→ GIVEN MATERIAL:
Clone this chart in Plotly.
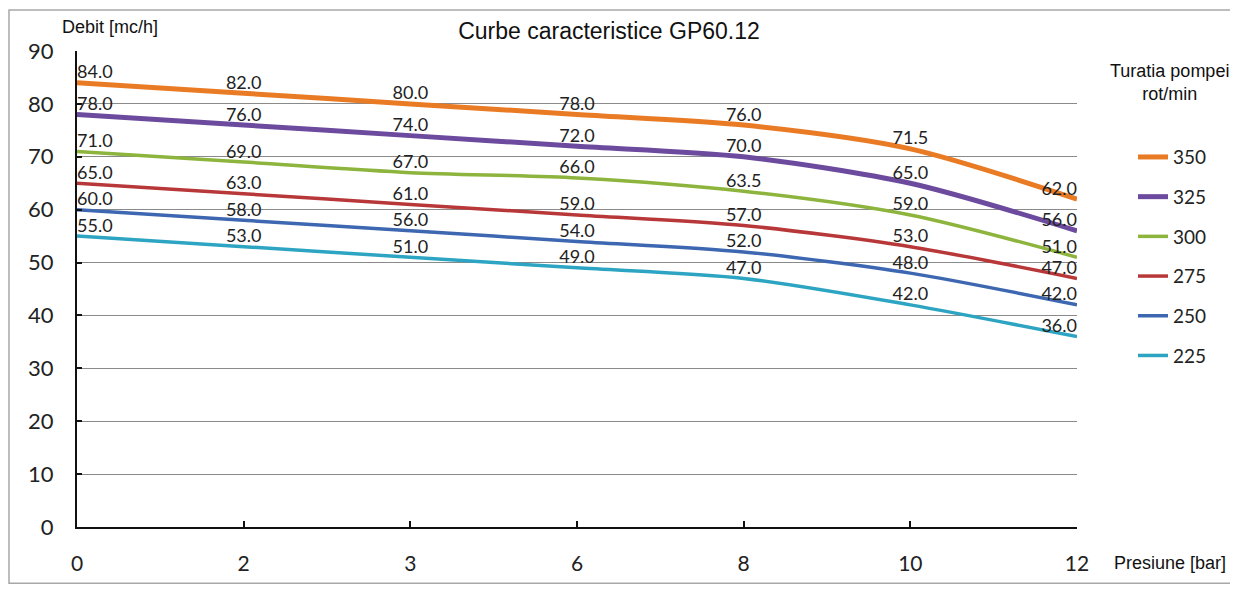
import plotly.graph_objects as go

pressures = ["0", "2", "3", "6", "8", "10", "12"]
speeds = ["350", "325", "300", "275", "250", "225"]
flow_350 = [84.0, 82.0, 80.0, 78.0, 76.0, 71.5, 62.0]
flow_325 = [78.0, 76.0, 74.0, 72.0, 70.0, 65.0, 56.0]
flow_300 = [71.0, 69.0, 67.0, 66.0, 63.5, 59.0, 51.0]
flow_275 = [65.0, 63.0, 61.0, 59.0, 57.0, 53.0, 47.0]
flow_250 = [60.0, 58.0, 56.0, 54.0, 52.0, 48.0, 42.0]
flow_225 = [55.0, 53.0, 51.0, 49.0, 47.0, 42.0, 36.0]
y_ticks = [0, 10, 20, 30, 40, 50, 60, 70, 80, 90]

series = [flow_350, flow_325, flow_300, flow_275, flow_250, flow_225]
colors = ["#EA7B25", "#6C4B9E", "#8DB43C", "#B8383A", "#3E67B1", "#2DA5C2"]
widths = [5, 5, 3.5, 3.5, 3.5, 3.5]

positions = ["top right"] + ["top center"] * 5 + ["top left"]

fig = go.Figure()
for name, vals, col, w in zip(speeds, series, colors, widths):
    fig.add_trace(go.Scatter(
        x=pressures, y=vals, name=name, legendgroup=name,
        mode="lines+text",
        line=dict(color=col, width=w, shape="spline", smoothing=0.8),
        text=[f"{v:.1f}" for v in vals],
        textposition=positions,
        textfont=dict(family="Lato, Liberation Sans", size=18, color="#222"),
        cliponaxis=False,
    ))

fig.update_layout(
    width=1230, height=582,
    margin=dict(l=69, r=161, t=43, b=63, autoexpand=False),
    paper_bgcolor="white", plot_bgcolor="white",
    title=dict(text="Curbe caracteristice GP60.12", xref="paper", x=0.532, xanchor="center",
               yref="container", y=0.960, yanchor="middle",
               font=dict(family="Liberation Sans, Arial", size=23, color="#111")),
    showlegend=True,
    legend=dict(x=1.056, xanchor="left", y=0.817, yanchor="top",
                font=dict(family="Lato, Liberation Sans", size=19, color="#222"),
                tracegroupgap=12, bgcolor="rgba(0,0,0,0)"),
    xaxis=dict(type="category", range=[0, 6], showgrid=False, automargin=False,
               showline=True, linecolor="#111", linewidth=2,
               ticks="inside", ticklen=6, tickcolor="#111", tickwidth=2,
               tickfont=dict(family="Lato, Liberation Sans", size=21, color="#222"),
               ticklabelstandoff=17, zeroline=False),
    yaxis=dict(range=[0, 90], tickvals=y_ticks, showgrid=True, automargin=False,
               gridcolor="#8a8a8a", gridwidth=1,
               showline=True, linecolor="#111", linewidth=2,
               ticks="inside", ticklen=5, tickcolor="#111", tickwidth=2,
               tickfont=dict(family="Lato, Liberation Sans", size=22, color="#222"),
               ticklabelstandoff=17, zeroline=False),
    shapes=[dict(type="rect", xref="paper", yref="paper",
                 x0=-0.068, x1=1.155, y0=-0.118, y1=1.086,
                 line=dict(color="#a8a8a8", width=1.5), layer="below")],
    annotations=[
        dict(text="Debit [mc/h]", xref="paper", yref="paper", x=-0.017, y=1.050,
             xanchor="left", yanchor="middle", showarrow=False,
             font=dict(family="Liberation Sans, Arial", size=18, color="#111")),
        dict(text="Presiune [bar]", xref="paper", yref="paper", x=1.035, y=-0.0756,
             xanchor="left", yanchor="middle", showarrow=False,
             font=dict(family="Liberation Sans, Arial", size=18, color="#111")),
        dict(text="Turatia pompei<br>rot/min", xref="paper", yref="paper", x=1.092, y=0.933,
             xanchor="center", yanchor="middle", showarrow=False, align="center",
             font=dict(family="Liberation Sans, Arial", size=18, color="#111")),
    ],
)

fig.write_html("out.html")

→ THE EXERCISE: Extract the lines exactly, please: the first line of the listing, the line with "70, 80, 90]", and every line between them, but no pictures.

→ REPLY:
Clone this chart in Plotly.
import plotly.graph_objects as go

pressures = ["0", "2", "3", "6", "8", "10", "12"]
speeds = ["350", "325", "300", "275", "250", "225"]
flow_350 = [84.0, 82.0, 80.0, 78.0, 76.0, 71.5, 62.0]
flow_325 = [78.0, 76.0, 74.0, 72.0, 70.0, 65.0, 56.0]
flow_300 = [71.0, 69.0, 67.0, 66.0, 63.5, 59.0, 51.0]
flow_275 = [65.0, 63.0, 61.0, 59.0, 57.0, 53.0, 47.0]
flow_250 = [60.0, 58.0, 56.0, 54.0, 52.0, 48.0, 42.0]
flow_225 = [55.0, 53.0, 51.0, 49.0, 47.0, 42.0, 36.0]
y_ticks = [0, 10, 20, 30, 40, 50, 60, 70, 80, 90]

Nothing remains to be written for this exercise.